Fracking Pipeline Threatens Sandy’s Worst-Hit Victims
From NYU Local
By Melissa Cronin
Just weeks after Hurricane Sandy walloped New York City in one of the most devastating episodes of destruction the city has ever seen, new safety concerns for those who were hardest-hit have come to light–namely, a pipeline for fracked gas that is proposed to go right underneath the battered areas, many of which are still without power.
The Williams’ Transco Rockaway Lateral Project will consist of a 3.17-mile, 26-inch pipeline, mostly offshore, planning to deliver natural gas to the Rockaways as early as 2014. Williams Transco, or Transcontinental Gas Pipe Line Corporation, is a subsidiary of The Williams Companies, Inc., which operates a 10,000-mile natural gas pipeline that stretches cross-country from Texas to NYC, among other pipelines.
Environmentalists and activists, who have started a petition asking the White House to take action against the pipeline’s development, fear that the pipeline will bring gas that is irresponsibly retrieved or contaminated with chemicals. The process used to retrieve natural gas, called hydraulic fracturing, involves shooting high-pressure streams of water, sand, and often-toxic, unspecified chemicals into the ground to get at natural gas reserves that lie 8,000 feet below the surface.
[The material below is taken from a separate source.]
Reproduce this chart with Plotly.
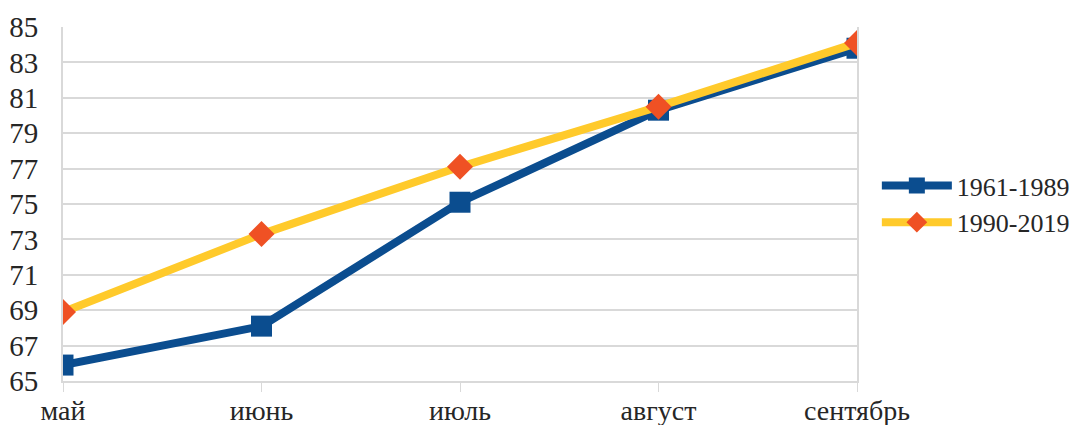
import plotly.graph_objects as go

months = ["май", "июнь", "июль", "август", "сентябрь"]
period_1961_1989 = [65.9, 68.1, 75.1, 80.3, 83.8]
period_1990_2019 = [68.9, 73.3, 77.1, 80.5, 84.1]
y_ticks = list(range(65, 86, 2))

FONT = "Liberation Serif, Times New Roman, serif"
GRID = "#D9D9D9"
TEXT = "#262626"

fig = go.Figure()
fig.add_trace(go.Scatter(
    x=months, y=period_1961_1989, name="1961-1989", mode="lines+markers",
    line=dict(color="#0B4D8F", width=8),
    marker=dict(symbol="square", size=21, color="#0B4D8F"),
))
fig.add_trace(go.Scatter(
    x=months, y=period_1990_2019, name="1990-2019", mode="lines+markers",
    line=dict(color="#FFCA2B", width=8),
    marker=dict(symbol="diamond", size=20, color="#EF5124"),
))

fig.update_layout(
    width=1076, height=425,
    margin=dict(l=63, r=219, t=27, b=44, autoexpand=False),
    paper_bgcolor="white", plot_bgcolor="white",
    font=dict(family=FONT, size=26, color=TEXT),
    legend=dict(
        x=1.025, y=0.5, xanchor="left", yanchor="middle",
        font=dict(family=FONT, size=26, color=TEXT),
        tracegroupgap=0, itemwidth=70,
    ),
    xaxis=dict(
        type="category", range=[0, 4], automargin=False,
        showgrid=False, showline=True, linecolor=GRID, linewidth=2,
        ticks="outside", ticklen=9, tickcolor=GRID, tickwidth=1,
        tickfont=dict(family=FONT, size=28, color=TEXT),
        ticklabelstandoff=-6,
    ),
    yaxis=dict(
        range=[65, 85], tickvals=y_ticks, automargin=False,
        showgrid=True, gridcolor=GRID, gridwidth=2,
        showline=True, mirror=True, linecolor=GRID, linewidth=2,
        zeroline=False, ticks="",
        tickfont=dict(family=FONT, size=29, color=TEXT),
        ticklabelstandoff=17,
    ),
)

fig.write_html("out.html")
In particular, they worry that the gas, like many other natural gas sources, will contain the fracking chemical Radon, a carcinogen that, according to the Environmental Protection Agency, is the second-leading cause of lung cancer next to smoking.
A leading cause for concern, too, is the risk of pipeline explosion the project will bring to these already stressed communities. Williams has a history of pipeline explosions, like the one in September of 2008 that destroyed two homes and caused multiple injuries. The company was investigated and named responsible for the incident by the U.S. Department of Transportation.
However, on its website, Williams asserts that natural gas pipelines are the safest way to transport energy:
“Pipelines are the safest, most reliable and efficient manner of transporting energy products. Statistics gathered by the National Transportation Safety Board, a federal agency, indicate that less than one one-hundredth of one percent (.01%) of all transportation accidents in the U.S. are related to pipelines.”